Le débat public a beaucoup porté sur les difficultés d’approvisionnement en matériel de protection, et celuici a constitué la pierre angulaire de la politique de prévention. Peut-on résumer celle-ci à ces dispositifs de protection ?
A. G. :
Notre pays a pris le risque, volontairement ou pas, de ne pas être préparé à la situation : on est loin de ce que doit être la prévention. Par ailleurs, face à ce risque-là, on est allé en premier vers de la protection individuelle plutôt que collective. Les décideurs sont revenus à des pratiques de prévention très hygiénistes et verticales. Des préconisations se sont imposées. Probablement qu’en situation de crise, les choix étaient limités. Mais, au travail, les solutions toutes faites venues d’en haut ne sont souvent pas efficaces car elles sont rarement compatibles avec l’activité. A présent, tout l’enjeu est de mettre en place des dispositifs de remontée rapide d’informations du terrain pour adapter les mesures de protection. Par exemple, comment concilier le port de tenues de protection et de masques avec les efforts physiques ou lorsque la température est élevée ? Pour cela, il n’y a pas d’autre alternative que de débattre avec les acteurs pour tenir compte des connaissances et du vécu des salariés. Et de leur expérience.
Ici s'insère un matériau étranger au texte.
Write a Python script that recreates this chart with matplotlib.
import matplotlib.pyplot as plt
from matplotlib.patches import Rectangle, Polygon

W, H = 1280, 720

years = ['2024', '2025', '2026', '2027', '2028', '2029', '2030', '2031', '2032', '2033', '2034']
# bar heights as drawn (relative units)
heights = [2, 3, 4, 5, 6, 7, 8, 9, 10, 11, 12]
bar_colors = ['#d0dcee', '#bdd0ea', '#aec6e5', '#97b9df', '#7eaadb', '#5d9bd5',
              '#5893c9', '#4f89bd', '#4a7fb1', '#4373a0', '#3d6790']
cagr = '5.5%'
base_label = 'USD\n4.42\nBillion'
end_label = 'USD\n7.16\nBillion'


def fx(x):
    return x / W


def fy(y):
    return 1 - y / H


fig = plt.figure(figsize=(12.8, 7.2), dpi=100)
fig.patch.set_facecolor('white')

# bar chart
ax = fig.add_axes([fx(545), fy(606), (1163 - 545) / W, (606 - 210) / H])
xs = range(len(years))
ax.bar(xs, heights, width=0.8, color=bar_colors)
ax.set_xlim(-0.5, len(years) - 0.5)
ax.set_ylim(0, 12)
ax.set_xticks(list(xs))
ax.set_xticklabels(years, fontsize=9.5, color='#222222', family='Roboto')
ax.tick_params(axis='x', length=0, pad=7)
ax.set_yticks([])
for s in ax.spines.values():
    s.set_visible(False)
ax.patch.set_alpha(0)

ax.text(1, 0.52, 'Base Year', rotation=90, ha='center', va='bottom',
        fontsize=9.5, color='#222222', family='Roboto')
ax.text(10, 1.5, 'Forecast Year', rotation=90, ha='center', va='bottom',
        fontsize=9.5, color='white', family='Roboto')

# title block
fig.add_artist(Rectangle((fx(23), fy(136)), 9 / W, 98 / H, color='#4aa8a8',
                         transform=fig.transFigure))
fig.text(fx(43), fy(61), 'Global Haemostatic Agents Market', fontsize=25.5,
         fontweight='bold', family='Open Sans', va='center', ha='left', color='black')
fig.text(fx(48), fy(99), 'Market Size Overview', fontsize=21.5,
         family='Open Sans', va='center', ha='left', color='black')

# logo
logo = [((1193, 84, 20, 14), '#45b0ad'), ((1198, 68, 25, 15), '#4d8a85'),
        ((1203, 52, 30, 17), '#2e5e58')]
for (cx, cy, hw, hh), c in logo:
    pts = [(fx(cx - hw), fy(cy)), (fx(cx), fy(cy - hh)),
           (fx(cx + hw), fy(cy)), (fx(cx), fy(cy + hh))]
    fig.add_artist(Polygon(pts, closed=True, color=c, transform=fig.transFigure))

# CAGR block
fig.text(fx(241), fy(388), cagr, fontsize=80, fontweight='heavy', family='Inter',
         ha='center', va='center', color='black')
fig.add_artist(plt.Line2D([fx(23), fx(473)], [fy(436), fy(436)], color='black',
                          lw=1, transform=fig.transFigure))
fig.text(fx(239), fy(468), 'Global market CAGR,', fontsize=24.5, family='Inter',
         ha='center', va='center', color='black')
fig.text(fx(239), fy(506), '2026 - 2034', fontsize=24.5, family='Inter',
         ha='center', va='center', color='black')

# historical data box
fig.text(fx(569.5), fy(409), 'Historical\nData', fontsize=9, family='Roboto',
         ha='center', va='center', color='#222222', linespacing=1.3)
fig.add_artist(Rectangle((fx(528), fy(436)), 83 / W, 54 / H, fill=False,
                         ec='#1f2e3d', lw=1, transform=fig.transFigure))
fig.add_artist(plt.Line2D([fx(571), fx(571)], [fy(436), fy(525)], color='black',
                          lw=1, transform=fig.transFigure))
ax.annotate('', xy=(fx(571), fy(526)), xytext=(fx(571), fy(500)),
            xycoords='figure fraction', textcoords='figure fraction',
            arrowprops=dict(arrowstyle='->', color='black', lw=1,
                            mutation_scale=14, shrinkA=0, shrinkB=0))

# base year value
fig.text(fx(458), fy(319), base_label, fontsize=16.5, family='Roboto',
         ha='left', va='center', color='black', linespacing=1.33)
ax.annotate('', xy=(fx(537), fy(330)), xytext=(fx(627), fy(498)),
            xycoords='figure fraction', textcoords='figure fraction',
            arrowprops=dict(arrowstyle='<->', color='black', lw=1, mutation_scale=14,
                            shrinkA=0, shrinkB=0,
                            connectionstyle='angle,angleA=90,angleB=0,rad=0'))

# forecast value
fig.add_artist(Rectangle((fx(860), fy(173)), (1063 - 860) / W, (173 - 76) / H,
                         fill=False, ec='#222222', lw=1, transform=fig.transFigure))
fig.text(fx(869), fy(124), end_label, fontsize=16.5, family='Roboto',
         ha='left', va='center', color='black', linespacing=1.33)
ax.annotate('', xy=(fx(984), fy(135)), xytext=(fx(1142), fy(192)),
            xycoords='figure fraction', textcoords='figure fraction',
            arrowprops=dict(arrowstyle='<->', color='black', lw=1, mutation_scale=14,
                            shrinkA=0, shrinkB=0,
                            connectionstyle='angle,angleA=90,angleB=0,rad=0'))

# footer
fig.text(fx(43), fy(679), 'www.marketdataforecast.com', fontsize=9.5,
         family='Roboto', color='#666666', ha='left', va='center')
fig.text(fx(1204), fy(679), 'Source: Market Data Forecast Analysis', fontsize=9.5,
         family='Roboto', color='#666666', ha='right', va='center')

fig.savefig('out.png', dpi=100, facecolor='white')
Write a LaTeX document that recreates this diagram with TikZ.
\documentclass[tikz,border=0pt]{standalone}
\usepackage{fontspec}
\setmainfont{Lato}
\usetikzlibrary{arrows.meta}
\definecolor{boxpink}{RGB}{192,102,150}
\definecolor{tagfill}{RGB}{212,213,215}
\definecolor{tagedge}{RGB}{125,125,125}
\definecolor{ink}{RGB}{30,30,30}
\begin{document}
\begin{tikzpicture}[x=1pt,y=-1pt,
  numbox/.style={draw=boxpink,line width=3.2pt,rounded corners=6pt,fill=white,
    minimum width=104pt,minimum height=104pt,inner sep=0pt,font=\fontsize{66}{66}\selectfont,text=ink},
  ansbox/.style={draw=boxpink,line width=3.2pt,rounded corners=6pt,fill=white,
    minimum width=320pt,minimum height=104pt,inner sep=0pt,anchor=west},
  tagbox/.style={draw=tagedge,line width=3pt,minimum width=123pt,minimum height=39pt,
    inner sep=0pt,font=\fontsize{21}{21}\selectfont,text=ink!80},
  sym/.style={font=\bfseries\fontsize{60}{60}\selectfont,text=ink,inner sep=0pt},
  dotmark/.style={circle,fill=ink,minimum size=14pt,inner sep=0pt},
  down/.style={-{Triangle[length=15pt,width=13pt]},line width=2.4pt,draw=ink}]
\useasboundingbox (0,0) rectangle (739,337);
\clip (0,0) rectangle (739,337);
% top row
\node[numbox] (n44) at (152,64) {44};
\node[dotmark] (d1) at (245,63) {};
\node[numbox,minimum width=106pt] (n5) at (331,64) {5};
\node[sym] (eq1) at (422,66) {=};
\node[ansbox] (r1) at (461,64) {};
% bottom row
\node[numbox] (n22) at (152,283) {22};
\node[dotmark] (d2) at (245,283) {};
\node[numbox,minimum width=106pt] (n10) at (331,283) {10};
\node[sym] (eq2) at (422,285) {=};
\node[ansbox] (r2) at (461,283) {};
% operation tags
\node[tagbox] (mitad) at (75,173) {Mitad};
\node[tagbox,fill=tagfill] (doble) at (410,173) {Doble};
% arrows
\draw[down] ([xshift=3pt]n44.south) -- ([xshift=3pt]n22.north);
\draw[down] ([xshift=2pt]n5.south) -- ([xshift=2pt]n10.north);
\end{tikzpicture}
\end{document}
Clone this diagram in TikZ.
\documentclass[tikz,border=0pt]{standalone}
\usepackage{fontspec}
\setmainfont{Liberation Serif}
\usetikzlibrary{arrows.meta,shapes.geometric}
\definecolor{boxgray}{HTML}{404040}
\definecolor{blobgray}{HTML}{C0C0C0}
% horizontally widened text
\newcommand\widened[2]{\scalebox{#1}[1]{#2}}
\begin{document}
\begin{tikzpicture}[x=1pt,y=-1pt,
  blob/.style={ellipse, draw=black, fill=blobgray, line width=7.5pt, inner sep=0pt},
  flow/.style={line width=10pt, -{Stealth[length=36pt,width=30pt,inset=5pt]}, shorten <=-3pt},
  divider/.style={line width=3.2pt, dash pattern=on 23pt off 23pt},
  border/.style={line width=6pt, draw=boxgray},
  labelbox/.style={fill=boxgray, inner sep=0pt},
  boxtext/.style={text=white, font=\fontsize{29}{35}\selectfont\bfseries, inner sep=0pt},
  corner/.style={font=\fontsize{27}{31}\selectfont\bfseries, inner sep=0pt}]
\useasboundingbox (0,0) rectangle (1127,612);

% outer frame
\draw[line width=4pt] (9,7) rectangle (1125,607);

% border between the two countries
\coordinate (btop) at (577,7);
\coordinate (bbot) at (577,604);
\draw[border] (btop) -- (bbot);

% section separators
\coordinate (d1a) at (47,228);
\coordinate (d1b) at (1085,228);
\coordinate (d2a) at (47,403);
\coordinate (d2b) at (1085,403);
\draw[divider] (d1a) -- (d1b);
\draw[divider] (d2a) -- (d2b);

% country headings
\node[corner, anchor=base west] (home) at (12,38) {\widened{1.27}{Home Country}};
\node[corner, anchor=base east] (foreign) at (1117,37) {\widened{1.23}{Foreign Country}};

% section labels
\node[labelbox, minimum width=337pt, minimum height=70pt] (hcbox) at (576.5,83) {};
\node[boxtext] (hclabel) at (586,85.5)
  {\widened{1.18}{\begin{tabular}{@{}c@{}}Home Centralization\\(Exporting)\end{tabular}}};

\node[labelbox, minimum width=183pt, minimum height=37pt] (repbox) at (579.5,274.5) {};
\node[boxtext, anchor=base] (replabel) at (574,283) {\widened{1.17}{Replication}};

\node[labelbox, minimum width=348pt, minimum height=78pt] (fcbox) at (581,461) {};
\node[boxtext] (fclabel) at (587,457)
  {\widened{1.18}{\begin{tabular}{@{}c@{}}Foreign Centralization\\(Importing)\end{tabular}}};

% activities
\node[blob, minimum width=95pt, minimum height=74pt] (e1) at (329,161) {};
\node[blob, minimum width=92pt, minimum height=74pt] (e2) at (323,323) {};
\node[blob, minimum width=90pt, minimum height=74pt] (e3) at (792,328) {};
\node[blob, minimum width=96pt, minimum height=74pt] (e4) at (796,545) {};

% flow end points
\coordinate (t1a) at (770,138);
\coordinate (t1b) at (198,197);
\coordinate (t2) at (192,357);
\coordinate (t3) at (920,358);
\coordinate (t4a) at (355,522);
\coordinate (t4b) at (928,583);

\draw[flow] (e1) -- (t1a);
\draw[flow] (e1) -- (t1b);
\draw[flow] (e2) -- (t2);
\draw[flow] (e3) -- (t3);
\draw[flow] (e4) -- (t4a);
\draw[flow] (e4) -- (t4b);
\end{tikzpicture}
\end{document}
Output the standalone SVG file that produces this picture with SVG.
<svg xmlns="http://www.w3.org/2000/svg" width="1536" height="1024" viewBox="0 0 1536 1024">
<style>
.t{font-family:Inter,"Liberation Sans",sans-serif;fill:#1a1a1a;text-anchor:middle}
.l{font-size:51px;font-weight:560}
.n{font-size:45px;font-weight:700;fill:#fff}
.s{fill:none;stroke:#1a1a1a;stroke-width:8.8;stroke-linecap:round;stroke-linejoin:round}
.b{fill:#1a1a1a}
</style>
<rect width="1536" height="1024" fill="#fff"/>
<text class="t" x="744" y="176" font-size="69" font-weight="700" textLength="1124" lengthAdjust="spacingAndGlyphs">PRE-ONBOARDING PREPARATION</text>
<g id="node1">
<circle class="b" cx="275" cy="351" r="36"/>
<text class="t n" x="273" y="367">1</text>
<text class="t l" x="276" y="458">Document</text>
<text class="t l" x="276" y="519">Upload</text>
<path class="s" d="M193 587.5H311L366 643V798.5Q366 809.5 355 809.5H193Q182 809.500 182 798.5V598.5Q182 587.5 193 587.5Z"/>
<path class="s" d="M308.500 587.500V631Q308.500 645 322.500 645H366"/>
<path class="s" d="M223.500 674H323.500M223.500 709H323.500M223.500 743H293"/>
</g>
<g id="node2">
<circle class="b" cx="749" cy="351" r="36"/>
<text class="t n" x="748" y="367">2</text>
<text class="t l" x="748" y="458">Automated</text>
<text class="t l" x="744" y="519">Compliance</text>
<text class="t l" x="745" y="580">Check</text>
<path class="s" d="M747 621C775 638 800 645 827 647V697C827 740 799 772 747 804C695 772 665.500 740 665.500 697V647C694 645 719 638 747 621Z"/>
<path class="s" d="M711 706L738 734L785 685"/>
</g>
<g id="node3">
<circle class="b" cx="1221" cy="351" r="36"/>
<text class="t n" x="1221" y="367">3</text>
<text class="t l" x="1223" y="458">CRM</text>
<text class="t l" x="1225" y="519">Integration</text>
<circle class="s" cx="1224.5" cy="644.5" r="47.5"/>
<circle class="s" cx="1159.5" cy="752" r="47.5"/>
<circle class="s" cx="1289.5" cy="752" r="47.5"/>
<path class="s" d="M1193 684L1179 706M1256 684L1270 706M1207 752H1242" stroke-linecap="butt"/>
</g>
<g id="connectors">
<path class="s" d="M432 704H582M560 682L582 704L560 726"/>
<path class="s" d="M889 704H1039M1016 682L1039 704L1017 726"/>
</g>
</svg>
Cette période inédite laisse-t-elle augurer une valorisation future des enjeux de santé au travail ?
A. G. :
J’ai l’espoir que cette injonction à se protéger, à protéger les autres et les êtres qui nous sont les plus chers face au virus, permette de rééquilibrer les échelles de valeurs entre les enjeux de prévention et les autres impératifs. C’est une opportunité à ne pas rater pour tous les acteurs de la santé.   

 

  • 1professeur d’ergonomie au département hygiène, sécurité et environnement de l’IUT de Bordeaux.